The People's Free University: Alternative to the Corporate Campus and Model for Emancipatory Learning
DOI:
https://doi.org/10.11575/jet.v48i3.44233Abstract
Our article describes how the People's Free University (PFU) emerged directly from a series of seminars at the University of Saskatchewan in the Fall of 2001 that addressed critical concerns about a discernible tendency on campus towards the adoption of a business corporate style of governance steered increasingly by marketplace priorities. The seminars, open to the public as well as students, staff and faculty, turned to a discussion on the significance of a "people's university" envisioned for the University of Saskatchewan by its first President, Walter Murray.
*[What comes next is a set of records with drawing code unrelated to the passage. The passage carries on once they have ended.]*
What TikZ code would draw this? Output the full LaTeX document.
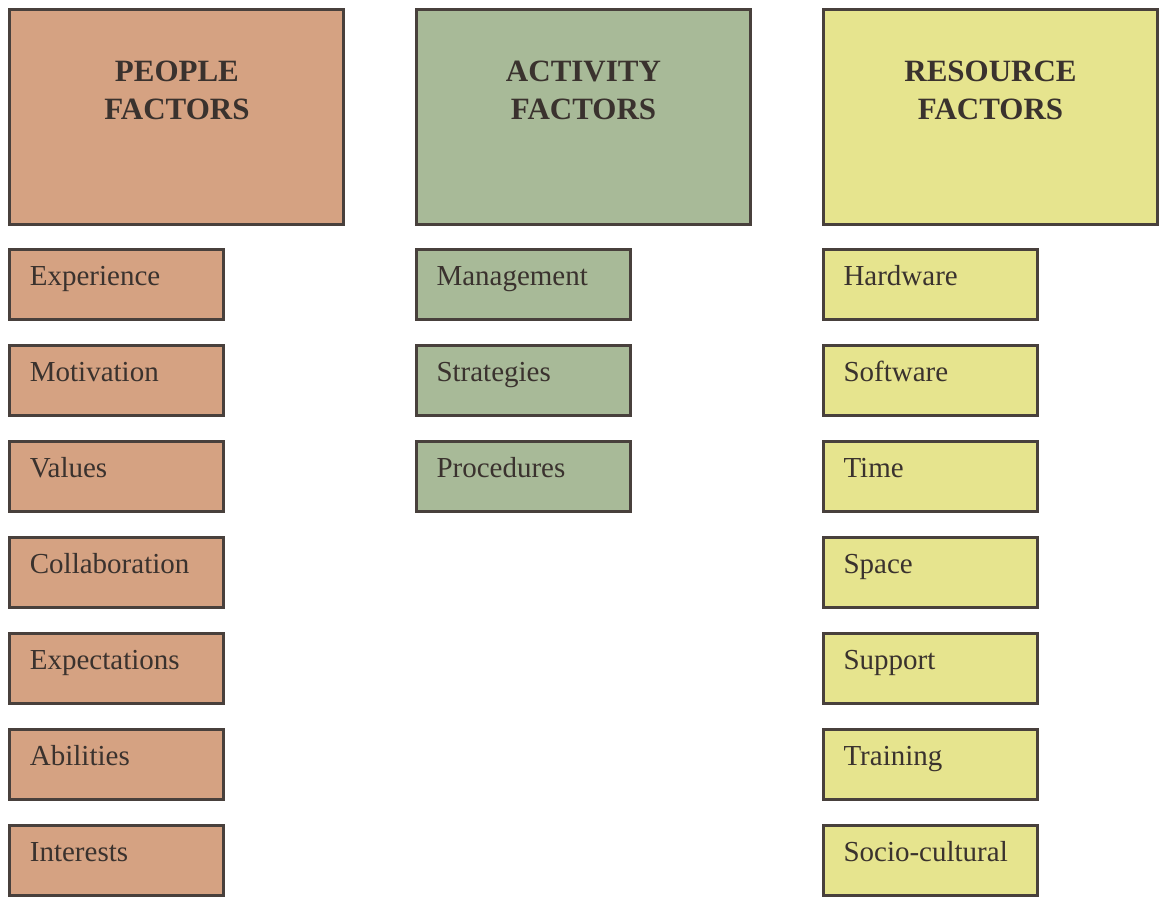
\documentclass[tikz,border=0pt]{standalone}
\usepackage{fontspec}
\setmainfont{Liberation Serif}
\usetikzlibrary{positioning}

\definecolor{peoplefill}{RGB}{213,162,130}
\definecolor{activityfill}{RGB}{168,186,152}
\definecolor{resourcefill}{RGB}{230,228,142}
\definecolor{edgegray}{RGB}{72,64,60}
\definecolor{inkgray}{RGB}{58,50,46}

\begin{document}
\begin{tikzpicture}[
    node distance=11.5pt,
    every node/.style={text=inkgray},
    header/.style={draw=edgegray, line width=1.5pt, align=center, minimum width=167pt, minimum height=107.5pt, font=\fontsize{15.5}{19}\selectfont\bfseries, text height=10.3pt, text depth=8pt},
    item/.style={draw=edgegray, line width=1.5pt, align=left, text width=87pt, inner xsep=10pt, minimum height=35pt, font=\fontsize{14.5}{17}\selectfont, text height=10pt, text depth=9pt}
]
\useasboundingbox (0,0) rectangle (583pt,-449pt);
% column headers
\node[header, fill=peoplefill, anchor=north west] (people) at (4.2pt,-4pt) {PEOPLE\\FACTORS};
\node[header, fill=activityfill, right=34.8pt of people] (activity) {ACTIVITY\\FACTORS};
\node[header, fill=resourcefill, right=35pt of activity] (resource) {RESOURCE\\FACTORS};
% people factors
\node[item, fill=peoplefill, below right=11pt and 0pt of people.south west] (experience) {Experience};
\node[item, fill=peoplefill, below=of experience] (motivation) {Motivation};
\node[item, fill=peoplefill, below=of motivation] (values) {Values};
\node[item, fill=peoplefill, below=of values] (collaboration) {Collaboration};
\node[item, fill=peoplefill, below=of collaboration] (expectations) {Expectations};
\node[item, fill=peoplefill, below=of expectations] (abilities) {Abilities};
\node[item, fill=peoplefill, below=of abilities] (interests) {Interests};
% activity factors
\node[item, fill=activityfill, below right=11pt and 0pt of activity.south west] (management) {Management};
\node[item, fill=activityfill, below=of management] (strategies) {Strategies};
\node[item, fill=activityfill, below=of strategies] (procedures) {Procedures};
% resource factors
\node[item, fill=resourcefill, below right=11pt and 0pt of resource.south west] (hardware) {Hardware};
\node[item, fill=resourcefill, below=of hardware] (software) {Software};
\node[item, fill=resourcefill, below=of software] (time) {Time};
\node[item, fill=resourcefill, below=of time] (space) {Space};
\node[item, fill=resourcefill, below=of space] (support) {Support};
\node[item, fill=resourcefill, below=of support] (training) {Training};
\node[item, fill=resourcefill, below=of training] (sociocultural) {Socio-cultural};
\end{tikzpicture}
\end{document}
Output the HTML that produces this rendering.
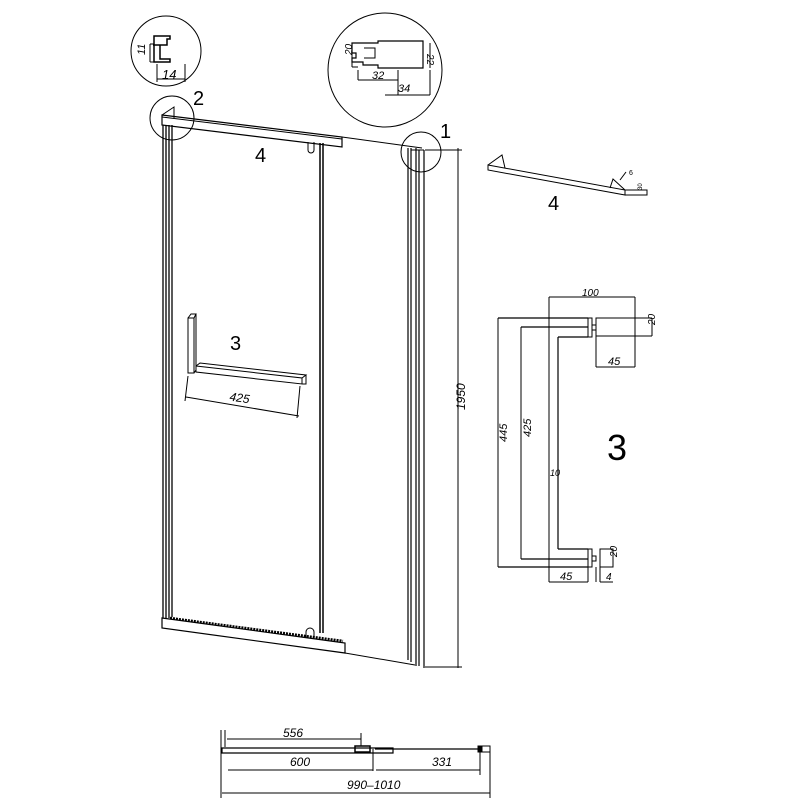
<!DOCTYPE html>
<html><head><style>body{margin:0;background:#fff}svg{display:block}text{font-family:"Liberation Sans",sans-serif;fill:#000}</style></head>
<body>
<svg width="800" height="800" viewBox="0 0 800 800" xmlns="http://www.w3.org/2000/svg" fill="none" stroke="#000" stroke-width="1">
<!-- detail circles -->
<circle cx="166" cy="51" r="35"/>
<path d="M153 45h14v-6h3v-3h-16v26h16v-3h-10v-14z" stroke-width="1.5"/>
<path d="M150 44v18M150 44h4M150 62h4M157 64v18M185 64v18M157 79h28"/>
<text x="140" y="60" font-size="11" font-style="italic" transform="rotate(-90 140 55)" stroke="none">11</text>
<text x="162" y="79" font-size="13" font-style="italic" stroke="none">14</text>

<circle cx="385" cy="70" r="57"/>
<path d="M352 43h26v-2h45v27h-45v-3h-15v-3h-11v-4h4v-5h-4z" stroke-width="1.2"/>
<path d="M364 48h11v10h-11" />
<path d="M352 43v24M352 67h6M423 68v-27M430 43v25M358 70v10M398 70v25M430 70v25M385 95h45M358 80h40"/>
<text x="349" y="64" font-size="10" font-style="italic" transform="rotate(-90 346 58)" stroke="none">20</text>
<text x="432" y="63" font-size="10" font-style="italic" transform="rotate(90 434 56)" stroke="none">22</text>
<text x="372" y="79" font-size="11" font-style="italic" stroke="none">32</text>
<text x="398" y="92" font-size="11" font-style="italic" stroke="none">34</text>

<circle cx="172" cy="118" r="22"/>
<circle cx="421" cy="152" r="20"/>
<text x="193" y="105" font-size="20" stroke="none">2</text>
<text x="440" y="138" font-size="20" stroke="none">1</text>
<text x="255" y="162" font-size="20" stroke="none">4</text>

<!-- top bar -->
<path d="M162 115l180 22v10l-180-22z" stroke-width="1.2"/>
<path d="M162 115l12-8v12M162 117l180 22" />
<path d="M342 137l80 11"/>
<path d="M308 142v8a3 3 0 0 0 6 0v-8"/>
<!-- left frame -->
<path d="M163 125v493M166 125v493M169 125v493M172 125v492" stroke-width="1.3"/>
<!-- door edge -->
<path d="M320 143v490M323 143v490" stroke-width="1.5"/>
<!-- right profile -->
<path d="M408 148v512M411 148v514M416 148v518M419 150v516M424 150v518" stroke-width="1.2"/>
<path d="M411 150h13" />
<!-- bottom bar -->
<path d="M162 618l183 25v10l-183-25z" stroke-width="1.2"/>
<path d="M170 618l173 23" stroke-width="2.5" stroke-dasharray="2 1"/>
<path d="M345 653l70 12M306 638v-6a4 4 0 0 1 8 0v7"/>
<!-- height dim -->
<path d="M425 150h37M425 667h37M458 148v520"/>
<text x="450" y="425" font-size="12" font-style="italic" transform="rotate(-90 450 410)" stroke="none">1950</text>

<!-- handle 3 small -->
<path d="M188 318h6v55h-6z M188 318l3-4h5l-2 4M194 318l2-4v56l-2 3"/>
<path d="M196 366l106 12v6l-106-12zM196 366l4-3l106 12l-4 3M302 378v6h4v-9"/>
<path d="M188 376l-3 25M300 386l-3 32M186 397l113 19"/>
<text x="229" y="402" font-size="12" font-style="italic" transform="rotate(8 240 402)" stroke="none">425</text>
<text x="230" y="350" font-size="20" stroke="none">3</text>

<!-- bar 4 -->
<path d="M488 165l137 25v5l-137-25zM488 165l14-10 3 13M625 190l-12-11-3 9M625 190h22v5h-22"/>
<path d="M620 180l6-8"/>
<text x="629" y="175" font-size="7" stroke="none">6</text>
<text x="642" y="190" font-size="6" transform="rotate(-90 642 190)" stroke="none">30</text>
<text x="548" y="210" font-size="20" stroke="none">4</text>

<!-- handle 3 large -->
<path d="M498 318h90M521 327h67M558 337h30M558 337v212M558 549h30M521 559h67M498 567h90" stroke-width="1.2"/>
<path d="M498 318v249M521 327v232"/>
<path d="M588 318v19h4v-19zM588 549v18h4v-18zM592 325h4v5h-4M592 556h4v5h-4"/>
<path d="M596 318h39v18h-39zM596 318v49M596 367h39"/>
<path d="M549 297v285M635 297v70M549 297h86M635 318h17M635 336h17M652 318v18"/>
<path d="M600 549h13v18h-13zM596 567v15M600 567v15M549 582h39M588 567v15M600 582h13"/>
<text x="582" y="296" font-size="10" font-style="italic" stroke="none">100</text>
<text x="608" y="365" font-size="11" font-style="italic" stroke="none">45</text>
<text x="560" y="580" font-size="11" font-style="italic" stroke="none">45</text>
<text x="606" y="580" font-size="10" font-style="italic" stroke="none">4</text>
<text x="650" y="330" font-size="10" font-style="italic" transform="rotate(-90 650 325)" stroke="none">20</text>
<text x="612" y="562" font-size="10" font-style="italic" transform="rotate(-90 612 557)" stroke="none">20</text>
<text x="500" y="455" font-size="11" font-style="italic" transform="rotate(-90 497 445)" stroke="none">445</text>
<text x="524" y="450" font-size="11" font-style="italic" transform="rotate(-90 521 440)" stroke="none">425</text>
<text x="550" y="476" font-size="9" font-style="italic" stroke="none">10</text>
<text x="607" y="460" font-size="36" stroke="none">3</text>

<!-- plan view -->
<path d="M221 730v68M225 730v17"/>
<path d="M227 739h134M361 733v13"/>
<path d="M222 748h171v5h-171z" stroke-width="1.2"/>
<path d="M355 746h15v6h-15z" stroke-width="1.5"/>
<path d="M375 749h103" stroke-width="1.3"/>
<path d="M478 746h4v6h-4z" fill="#000"/>
<path d="M482 746h8v6h-8z"/>
<path d="M373 749v22M480 752v23M490 752v46"/>
<path d="M228 770h145M376 770h104M222 793h268"/>
<text x="283" y="737" font-size="12" font-style="italic" stroke="none">556</text>
<text x="290" y="766" font-size="12" font-style="italic" stroke="none">600</text>
<text x="432" y="766" font-size="12" font-style="italic" stroke="none">331</text>
<text x="347" y="789" font-size="12" font-style="italic" stroke="none">990–1010</text>
</svg>
</body></html>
Invoking Murray's vision opened the way to the remarkable beginning and subsequent creative program development of a free university. Examples of community-based adult education initiatives from which PFU drew are identified, situating it historically within an on-going critical legacy that has become even more relevant in the face of neo-liberal imperatives. The emancipatory pedagogy entailed is informed substantially through the theory and practice of Paulo Freire, Thomas Hodgskin and Alfred North Whitehead. Essential learning processes and guiding principles which characterize PFU pedagogy are illuminated under the rubric of "everyone can teach, everyone can learn." In drawing a connection between the PFU experience and resistance to attacks on academic freedom at the University of Saskatchewan, we align the enlightened aims of community-based popular education embodied in PFU against profit driven encroachments of corporate business interests.